- **RECORDED INFORMATION**
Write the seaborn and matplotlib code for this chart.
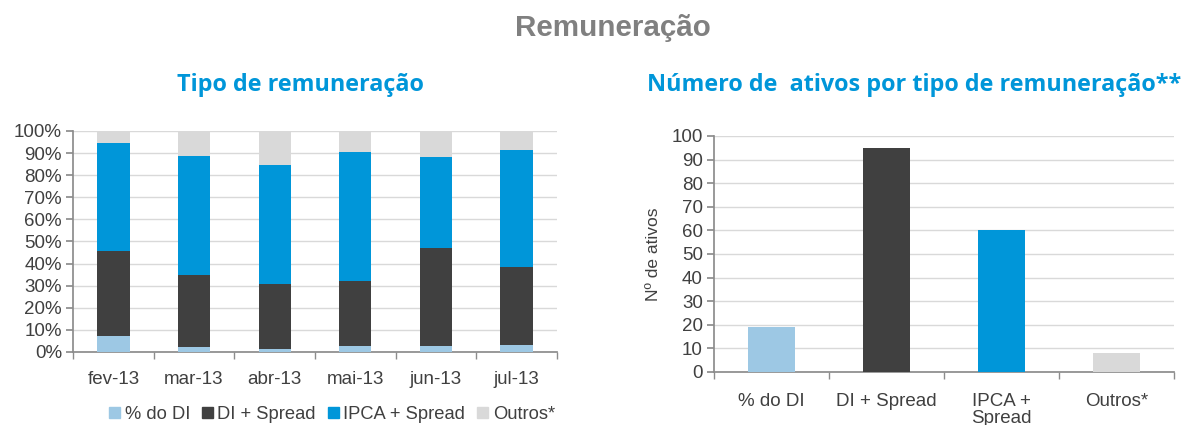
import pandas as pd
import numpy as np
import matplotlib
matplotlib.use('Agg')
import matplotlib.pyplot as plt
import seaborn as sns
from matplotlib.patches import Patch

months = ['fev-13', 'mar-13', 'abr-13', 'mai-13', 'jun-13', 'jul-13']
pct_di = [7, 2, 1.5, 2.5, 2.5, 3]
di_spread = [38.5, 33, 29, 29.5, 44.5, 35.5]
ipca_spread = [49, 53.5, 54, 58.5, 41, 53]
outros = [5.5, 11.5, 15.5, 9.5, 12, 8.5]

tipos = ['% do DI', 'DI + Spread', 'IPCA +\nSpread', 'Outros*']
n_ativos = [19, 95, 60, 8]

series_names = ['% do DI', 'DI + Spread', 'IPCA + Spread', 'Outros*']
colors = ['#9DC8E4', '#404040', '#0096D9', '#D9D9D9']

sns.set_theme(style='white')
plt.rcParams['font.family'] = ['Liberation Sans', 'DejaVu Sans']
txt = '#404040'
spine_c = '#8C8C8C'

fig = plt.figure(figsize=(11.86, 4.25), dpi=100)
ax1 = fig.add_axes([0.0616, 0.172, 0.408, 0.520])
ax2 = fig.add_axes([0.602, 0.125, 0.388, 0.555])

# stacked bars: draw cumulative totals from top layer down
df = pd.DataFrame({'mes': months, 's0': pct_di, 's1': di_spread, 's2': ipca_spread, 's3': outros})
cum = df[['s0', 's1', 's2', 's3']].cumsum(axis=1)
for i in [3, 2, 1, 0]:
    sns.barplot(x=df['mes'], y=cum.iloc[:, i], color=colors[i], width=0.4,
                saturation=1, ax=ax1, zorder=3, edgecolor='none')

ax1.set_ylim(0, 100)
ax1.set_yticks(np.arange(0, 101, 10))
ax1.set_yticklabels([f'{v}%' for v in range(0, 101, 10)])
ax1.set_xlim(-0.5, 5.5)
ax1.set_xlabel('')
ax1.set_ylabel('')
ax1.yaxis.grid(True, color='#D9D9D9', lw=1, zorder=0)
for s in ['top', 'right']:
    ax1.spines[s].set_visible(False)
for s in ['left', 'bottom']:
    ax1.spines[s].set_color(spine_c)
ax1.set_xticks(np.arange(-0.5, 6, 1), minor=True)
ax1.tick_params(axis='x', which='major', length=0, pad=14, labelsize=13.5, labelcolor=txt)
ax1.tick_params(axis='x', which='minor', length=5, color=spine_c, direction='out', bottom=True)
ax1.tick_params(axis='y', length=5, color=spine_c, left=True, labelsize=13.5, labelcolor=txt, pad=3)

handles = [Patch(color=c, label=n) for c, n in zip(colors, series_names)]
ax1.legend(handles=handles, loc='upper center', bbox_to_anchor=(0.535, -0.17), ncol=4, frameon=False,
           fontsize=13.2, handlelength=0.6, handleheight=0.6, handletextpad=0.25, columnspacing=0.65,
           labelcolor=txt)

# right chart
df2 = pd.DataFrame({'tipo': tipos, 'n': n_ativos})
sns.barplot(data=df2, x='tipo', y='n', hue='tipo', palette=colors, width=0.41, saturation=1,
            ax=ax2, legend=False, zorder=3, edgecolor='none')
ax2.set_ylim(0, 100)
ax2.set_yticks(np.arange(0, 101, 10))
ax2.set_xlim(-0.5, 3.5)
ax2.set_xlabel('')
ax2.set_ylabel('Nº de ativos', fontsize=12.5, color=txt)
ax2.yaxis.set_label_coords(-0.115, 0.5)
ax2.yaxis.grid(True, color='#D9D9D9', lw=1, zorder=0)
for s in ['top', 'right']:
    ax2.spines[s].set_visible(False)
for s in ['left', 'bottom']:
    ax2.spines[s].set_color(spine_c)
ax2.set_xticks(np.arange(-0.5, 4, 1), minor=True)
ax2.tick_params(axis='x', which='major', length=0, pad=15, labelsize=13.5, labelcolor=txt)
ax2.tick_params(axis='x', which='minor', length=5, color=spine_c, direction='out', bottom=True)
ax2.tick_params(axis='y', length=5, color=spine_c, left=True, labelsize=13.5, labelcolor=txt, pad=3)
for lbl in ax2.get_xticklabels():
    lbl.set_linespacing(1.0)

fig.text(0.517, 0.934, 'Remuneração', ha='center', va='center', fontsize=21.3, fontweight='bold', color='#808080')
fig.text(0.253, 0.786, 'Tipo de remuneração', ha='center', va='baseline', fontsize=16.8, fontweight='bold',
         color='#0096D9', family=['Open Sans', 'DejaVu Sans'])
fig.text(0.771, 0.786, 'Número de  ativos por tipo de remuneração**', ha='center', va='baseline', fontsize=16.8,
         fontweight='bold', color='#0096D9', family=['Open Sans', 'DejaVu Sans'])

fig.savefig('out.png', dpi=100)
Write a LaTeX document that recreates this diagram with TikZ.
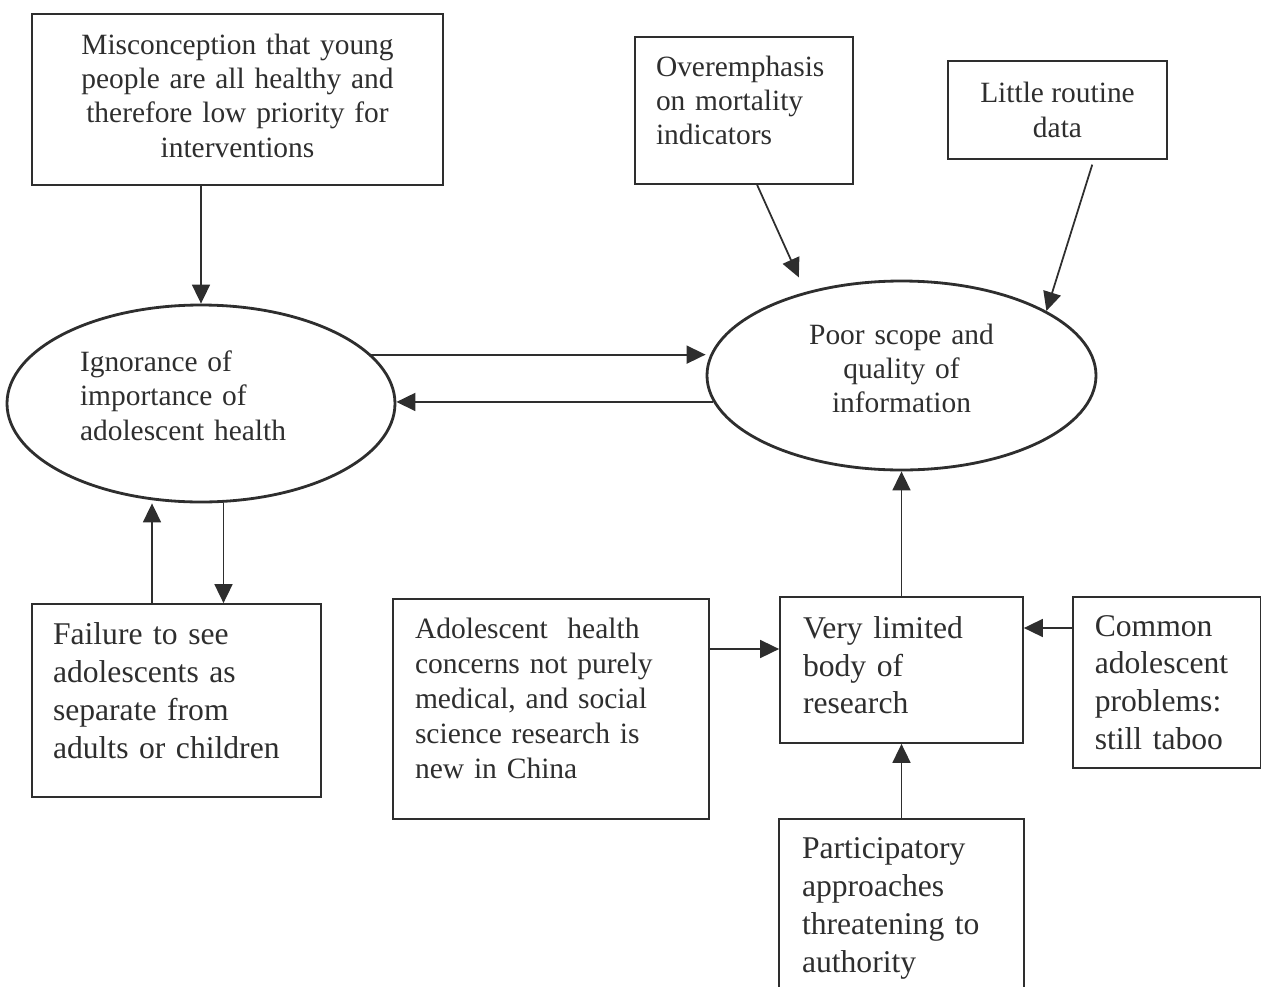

- **TASK OBJECTIVE**
Omit the pictures. Transcribe every record exactly.

- **RESULT FOR THIS EXERCISE**
Write the seaborn and matplotlib code for this chart.
import pandas as pd
import numpy as np
import matplotlib
matplotlib.use('Agg')
import matplotlib.pyplot as plt
import seaborn as sns
from matplotlib.patches import Patch

months = ['fev-13', 'mar-13', 'abr-13', 'mai-13', 'jun-13', 'jul-13']
pct_di = [7, 2, 1.5, 2.5, 2.5, 3]
di_spread = [38.5, 33, 29, 29.5, 44.5, 35.5]
ipca_spread = [49, 53.5, 54, 58.5, 41, 53]
outros = [5.5, 11.5, 15.5, 9.5, 12, 8.5]

tipos = ['% do DI', 'DI + Spread', 'IPCA +\nSpread', 'Outros*']
n_ativos = [19, 95, 60, 8]

series_names = ['% do DI', 'DI + Spread', 'IPCA + Spread', 'Outros*']
colors = ['#9DC8E4', '#404040', '#0096D9', '#D9D9D9']

sns.set_theme(style='white')
plt.rcParams['font.family'] = ['Liberation Sans', 'DejaVu Sans']
txt = '#404040'
spine_c = '#8C8C8C'

fig = plt.figure(figsize=(11.86, 4.25), dpi=100)
ax1 = fig.add_axes([0.0616, 0.172, 0.408, 0.520])
ax2 = fig.add_axes([0.602, 0.125, 0.388, 0.555])

# stacked bars: draw cumulative totals from top layer down
df = pd.DataFrame({'mes': months, 's0': pct_di, 's1': di_spread, 's2': ipca_spread, 's3': outros})
cum = df[['s0', 's1', 's2', 's3']].cumsum(axis=1)
for i in [3, 2, 1, 0]:
    sns.barplot(x=df['mes'], y=cum.iloc[:, i], color=colors[i], width=0.4,
                saturation=1, ax=ax1, zorder=3, edgecolor='none')

ax1.set_ylim(0, 100)
ax1.set_yticks(np.arange(0, 101, 10))
ax1.set_yticklabels([f'{v}%' for v in range(0, 101, 10)])
ax1.set_xlim(-0.5, 5.5)
ax1.set_xlabel('')
ax1.set_ylabel('')
ax1.yaxis.grid(True, color='#D9D9D9', lw=1, zorder=0)
for s in ['top', 'right']:
    ax1.spines[s].set_visible(False)
for s in ['left', 'bottom']:
    ax1.spines[s].set_color(spine_c)
ax1.set_xticks(np.arange(-0.5, 6, 1), minor=True)
ax1.tick_params(axis='x', which='major', length=0, pad=14, labelsize=13.5, labelcolor=txt)
ax1.tick_params(axis='x', which='minor', length=5, color=spine_c, direction='out', bottom=True)
ax1.tick_params(axis='y', length=5, color=spine_c, left=True, labelsize=13.5, labelcolor=txt, pad=3)

handles = [Patch(color=c, label=n) for c, n in zip(colors, series_names)]
ax1.legend(handles=handles, loc='upper center', bbox_to_anchor=(0.535, -0.17), ncol=4, frameon=False,
           fontsize=13.2, handlelength=0.6, handleheight=0.6, handletextpad=0.25, columnspacing=0.65,
           labelcolor=txt)

# right chart
df2 = pd.DataFrame({'tipo': tipos, 'n': n_ativos})
sns.barplot(data=df2, x='tipo', y='n', hue='tipo', palette=colors, width=0.41, saturation=1,
            ax=ax2, legend=False, zorder=3, edgecolor='none')
ax2.set_ylim(0, 100)
ax2.set_yticks(np.arange(0, 101, 10))
ax2.set_xlim(-0.5, 3.5)
ax2.set_xlabel('')
ax2.set_ylabel('Nº de ativos', fontsize=12.5, color=txt)
ax2.yaxis.set_label_coords(-0.115, 0.5)
ax2.yaxis.grid(True, color='#D9D9D9', lw=1, zorder=0)
for s in ['top', 'right']:
    ax2.spines[s].set_visible(False)
for s in ['left', 'bottom']:
    ax2.spines[s].set_color(spine_c)
ax2.set_xticks(np.arange(-0.5, 4, 1), minor=True)
ax2.tick_params(axis='x', which='major', length=0, pad=15, labelsize=13.5, labelcolor=txt)
ax2.tick_params(axis='x', which='minor', length=5, color=spine_c, direction='out', bottom=True)
ax2.tick_params(axis='y', length=5, color=spine_c, left=True, labelsize=13.5, labelcolor=txt, pad=3)
for lbl in ax2.get_xticklabels():
    lbl.set_linespacing(1.0)

fig.text(0.517, 0.934, 'Remuneração', ha='center', va='center', fontsize=21.3, fontweight='bold', color='#808080')
fig.text(0.253, 0.786, 'Tipo de remuneração', ha='center', va='baseline', fontsize=16.8, fontweight='bold',
         color='#0096D9', family=['Open Sans', 'DejaVu Sans'])
fig.text(0.771, 0.786, 'Número de  ativos por tipo de remuneração**', ha='center', va='baseline', fontsize=16.8,
         fontweight='bold', color='#0096D9', family=['Open Sans', 'DejaVu Sans'])

fig.savefig('out.png', dpi=100)
Write a LaTeX document that recreates this diagram with TikZ.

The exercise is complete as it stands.